En 1988, 59 niños de un barrio pobre de Baltimore recibieron la oportunidad de cambiar sus vidas. Dos empresarios adinerados se comprometieron a financiar su educación, incluida una carrera universitaria. Veinte años después, el diario The Washington Post analiza el destino de aquellos niños de 11 años, algunos convertidos en hombres de provecho, y otros no tanto.
Uno se convirtió doctor, otro en celador e incluso hubo alguno que se convirtió en político. Aunque hubo un par cuyo destino no corrió tanta suerte, una de las jóvenes se suicidó y otro, a pesar de la oportunidad que le dieron, ha acabado traficando con drogas.
Uno de los chicos Jeffrey Norris, que con 8 años vio cómo mataban de un paliza a su tío con un bate de béisbol. El joven se propuso no correr la misma suerte. Hoy, orgulloso de pertenecer al privilegiado grupo de alumnos que recibió educación gratuita, es director de musicales en una iglesia y barbero, un sueño que sin la ayuda desinteresada de los dos multimillonarios nunca podía haber alcanzado. Su historia contrasta con la de su excompañero Dontrell Harrisson, hace veinte años un alumno ejemplar y muy amigable, que en 2006 mató a su padre.

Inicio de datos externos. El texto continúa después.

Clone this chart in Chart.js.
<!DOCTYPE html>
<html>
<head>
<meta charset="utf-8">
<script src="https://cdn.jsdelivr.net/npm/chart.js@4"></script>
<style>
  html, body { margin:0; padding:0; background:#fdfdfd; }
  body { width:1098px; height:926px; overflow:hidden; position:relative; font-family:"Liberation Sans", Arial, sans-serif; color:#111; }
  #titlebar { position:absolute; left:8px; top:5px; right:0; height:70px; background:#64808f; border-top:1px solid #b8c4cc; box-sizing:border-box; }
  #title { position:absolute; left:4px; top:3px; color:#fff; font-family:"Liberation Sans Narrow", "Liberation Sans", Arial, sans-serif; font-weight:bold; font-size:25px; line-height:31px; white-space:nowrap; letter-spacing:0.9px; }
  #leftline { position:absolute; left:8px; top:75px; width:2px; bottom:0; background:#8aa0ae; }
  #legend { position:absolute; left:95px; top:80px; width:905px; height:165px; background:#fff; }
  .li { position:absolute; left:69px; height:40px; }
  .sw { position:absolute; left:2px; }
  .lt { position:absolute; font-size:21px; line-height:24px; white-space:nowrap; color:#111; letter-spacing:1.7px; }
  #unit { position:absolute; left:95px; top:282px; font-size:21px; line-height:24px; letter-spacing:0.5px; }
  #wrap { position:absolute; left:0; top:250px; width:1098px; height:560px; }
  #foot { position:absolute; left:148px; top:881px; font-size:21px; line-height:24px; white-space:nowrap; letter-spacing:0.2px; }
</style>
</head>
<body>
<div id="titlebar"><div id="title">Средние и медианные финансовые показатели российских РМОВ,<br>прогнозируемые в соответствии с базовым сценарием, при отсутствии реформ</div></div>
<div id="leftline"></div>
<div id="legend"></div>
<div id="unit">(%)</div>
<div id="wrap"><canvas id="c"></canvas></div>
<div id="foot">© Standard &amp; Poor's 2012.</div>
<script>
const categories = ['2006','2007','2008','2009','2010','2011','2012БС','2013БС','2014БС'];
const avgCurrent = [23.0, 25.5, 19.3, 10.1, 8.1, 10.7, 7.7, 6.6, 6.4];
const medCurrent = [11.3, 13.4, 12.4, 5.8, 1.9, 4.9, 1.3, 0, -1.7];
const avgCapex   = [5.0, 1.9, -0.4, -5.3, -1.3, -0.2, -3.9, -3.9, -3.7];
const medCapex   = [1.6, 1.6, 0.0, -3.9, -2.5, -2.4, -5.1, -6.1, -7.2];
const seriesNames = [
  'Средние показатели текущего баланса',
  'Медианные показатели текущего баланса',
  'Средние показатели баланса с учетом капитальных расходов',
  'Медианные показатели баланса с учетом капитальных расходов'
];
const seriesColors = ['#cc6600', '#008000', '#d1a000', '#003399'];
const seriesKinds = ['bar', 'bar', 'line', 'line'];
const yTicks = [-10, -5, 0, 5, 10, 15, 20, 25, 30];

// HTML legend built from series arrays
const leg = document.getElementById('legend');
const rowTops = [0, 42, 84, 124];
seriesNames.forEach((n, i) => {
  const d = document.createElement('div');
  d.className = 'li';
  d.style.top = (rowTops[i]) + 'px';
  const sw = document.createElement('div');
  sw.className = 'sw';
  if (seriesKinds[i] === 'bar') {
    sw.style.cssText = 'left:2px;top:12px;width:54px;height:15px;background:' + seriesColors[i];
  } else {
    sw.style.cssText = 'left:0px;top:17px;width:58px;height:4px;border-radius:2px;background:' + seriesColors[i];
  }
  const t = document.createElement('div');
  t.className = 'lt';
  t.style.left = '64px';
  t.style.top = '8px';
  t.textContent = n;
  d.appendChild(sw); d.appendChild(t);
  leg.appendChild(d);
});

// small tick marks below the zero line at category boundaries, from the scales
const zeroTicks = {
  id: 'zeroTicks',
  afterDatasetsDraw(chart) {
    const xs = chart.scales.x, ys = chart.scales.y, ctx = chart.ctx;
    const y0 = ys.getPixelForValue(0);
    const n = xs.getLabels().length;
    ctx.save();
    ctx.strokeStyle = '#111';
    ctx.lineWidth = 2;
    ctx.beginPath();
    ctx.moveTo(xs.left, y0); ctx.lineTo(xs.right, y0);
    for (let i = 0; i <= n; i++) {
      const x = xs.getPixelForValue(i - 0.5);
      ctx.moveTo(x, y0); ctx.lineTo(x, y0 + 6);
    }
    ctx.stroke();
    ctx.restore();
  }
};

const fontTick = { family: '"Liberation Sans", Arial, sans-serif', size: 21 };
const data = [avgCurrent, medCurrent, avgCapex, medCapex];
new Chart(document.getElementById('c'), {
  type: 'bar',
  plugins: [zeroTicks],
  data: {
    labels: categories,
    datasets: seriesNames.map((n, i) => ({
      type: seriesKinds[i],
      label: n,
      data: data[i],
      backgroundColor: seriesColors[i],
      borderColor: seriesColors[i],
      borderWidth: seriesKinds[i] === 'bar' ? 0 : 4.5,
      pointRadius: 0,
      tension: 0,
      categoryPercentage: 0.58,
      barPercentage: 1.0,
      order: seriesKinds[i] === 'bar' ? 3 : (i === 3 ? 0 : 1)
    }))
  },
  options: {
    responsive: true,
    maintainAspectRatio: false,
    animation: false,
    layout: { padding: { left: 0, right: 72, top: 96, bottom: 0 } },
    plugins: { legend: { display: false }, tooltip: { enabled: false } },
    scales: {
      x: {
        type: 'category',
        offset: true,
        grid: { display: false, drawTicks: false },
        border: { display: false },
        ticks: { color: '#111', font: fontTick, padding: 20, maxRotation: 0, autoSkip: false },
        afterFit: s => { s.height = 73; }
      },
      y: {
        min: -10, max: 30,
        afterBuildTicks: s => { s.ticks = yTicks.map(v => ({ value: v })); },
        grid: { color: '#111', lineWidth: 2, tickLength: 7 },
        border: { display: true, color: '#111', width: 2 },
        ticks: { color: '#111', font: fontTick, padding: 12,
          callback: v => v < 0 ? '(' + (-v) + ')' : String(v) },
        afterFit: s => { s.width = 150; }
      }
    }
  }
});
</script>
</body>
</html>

Historias que divergen y que tienen un mismo origen: una aportación desinteresada para ayudarles a tener una vida mejor. Este tipo de iniciativas, muy comunes en Estados Unidos, son para muchos niños de barrios desfavorecidos un halo de esperanza en sus vidas que, de otra forma estarían marcadas por las drogas y la delincuencia.